Who put the tribbles in the quadrotriticale?
I always saw McCoy as an old-style Southern gentleman racist, who dislikes Spock because he's a "breed", a product of "miscegenation".

I only ever watched the original TV series, as a kid in the 1960s. My favourite episodes were The Doomsday Machine, which was seriously terrifying, and Spock's Brain, which we played for laughs. We used to go round reciting, in a mock-McCoy voice, "Jim. He's gart no BRAIN!!!" or, "His BRAIN's gahn." (Useful to describe a gormless fellow schoolboy, to much merriment.) The word "BRAIN" had to be delivered in a sepulchral half-whisper, dropping the pitch of the voice as low as possible, with a short pause before uttering the word to give it dramatic impact.
 
Yes, the interesting polarity between McCoy and Spock made for good dramatic/comic tension, for one example (as well as Spock's complex inner conflicts between his human and Vulcan halves). And Lt Uhura was a groundbreaking role in the sixties. I always had a fondness for Scotty, too, and enjoyed episodes where he got a little more screentime.
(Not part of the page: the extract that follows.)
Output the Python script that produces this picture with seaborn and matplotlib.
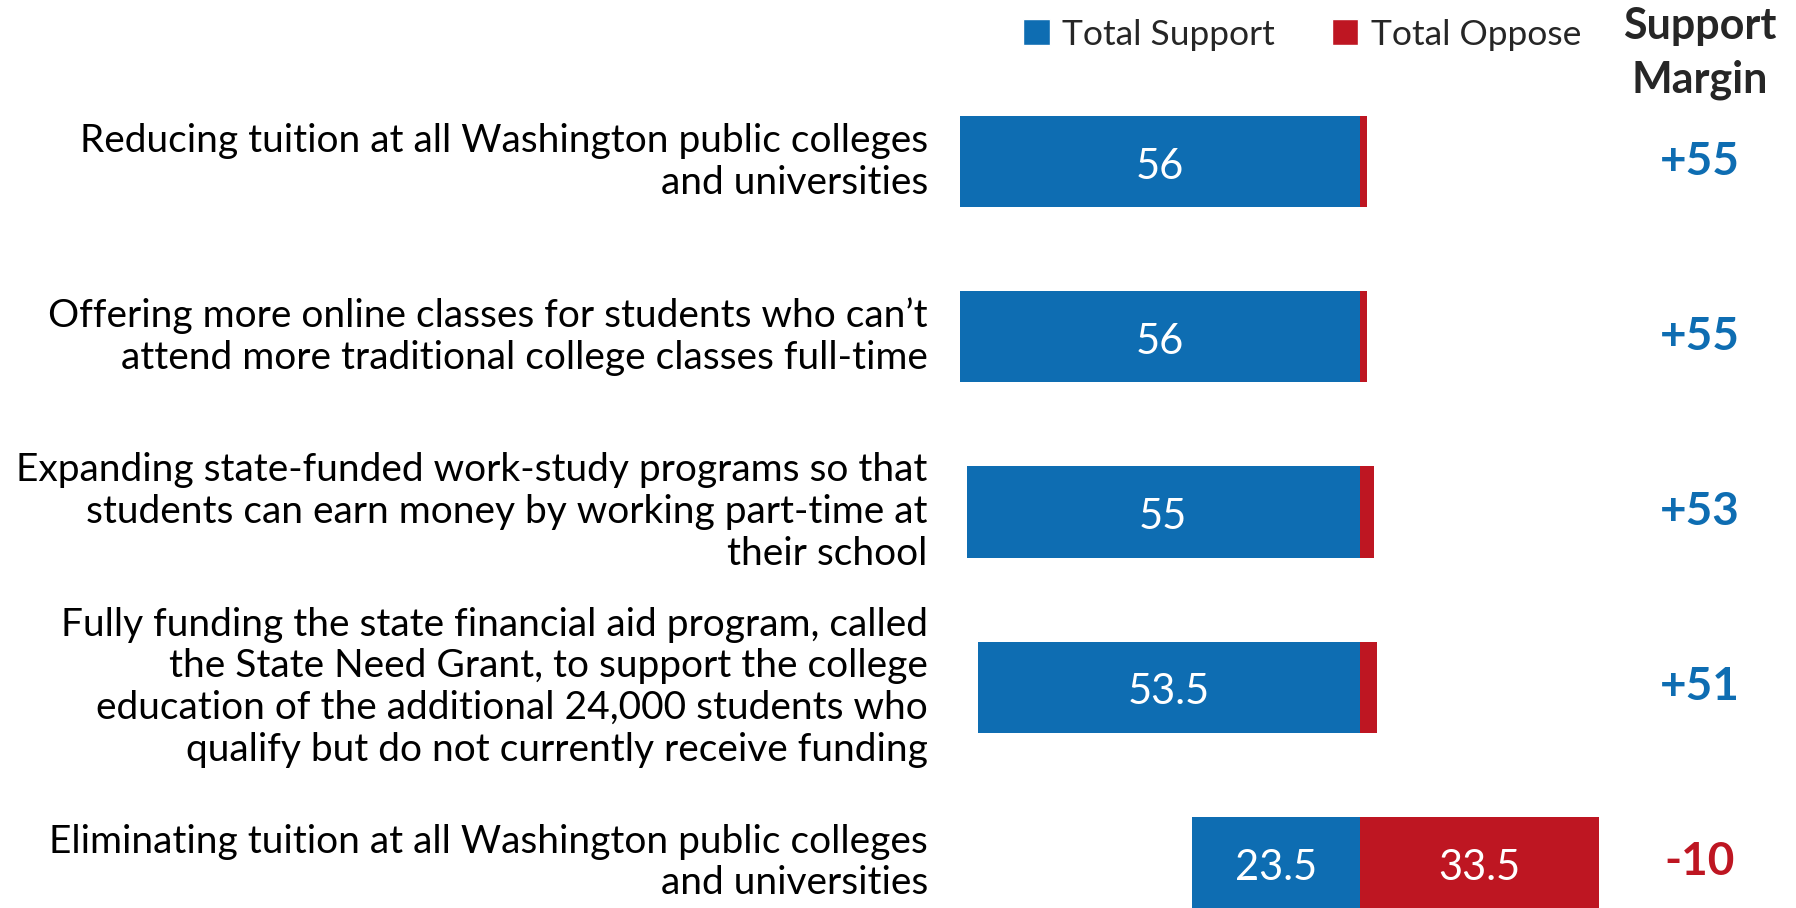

Polar opposites made their interactions interesting to say the least. Dr McCoy with his emotion and compassion, against war, violence and such, and of course one of Captain Kirk's main confidant, along with first Officer Spock. The emotional compassionate Bones up against the cold hard logic and reason of Spock, while at the same time, each retaining mutual respect for each other. All in all some great characters in a great TV series and movies over the years, including Scotty, Lt Uhuru, Chekov and Sulu, and how each character progressed through the star Trek Academy, some even commanding their own Star ships. Head and shoulders imo above the far more "fanciful" Star Wars. While both obviously went outside of science in many of the scenarios, the one that always struck me was the Star Trek USS Enterprise ship when in orbit. Always orbiting apparently sideways around some planet. Just a small complaint of mine!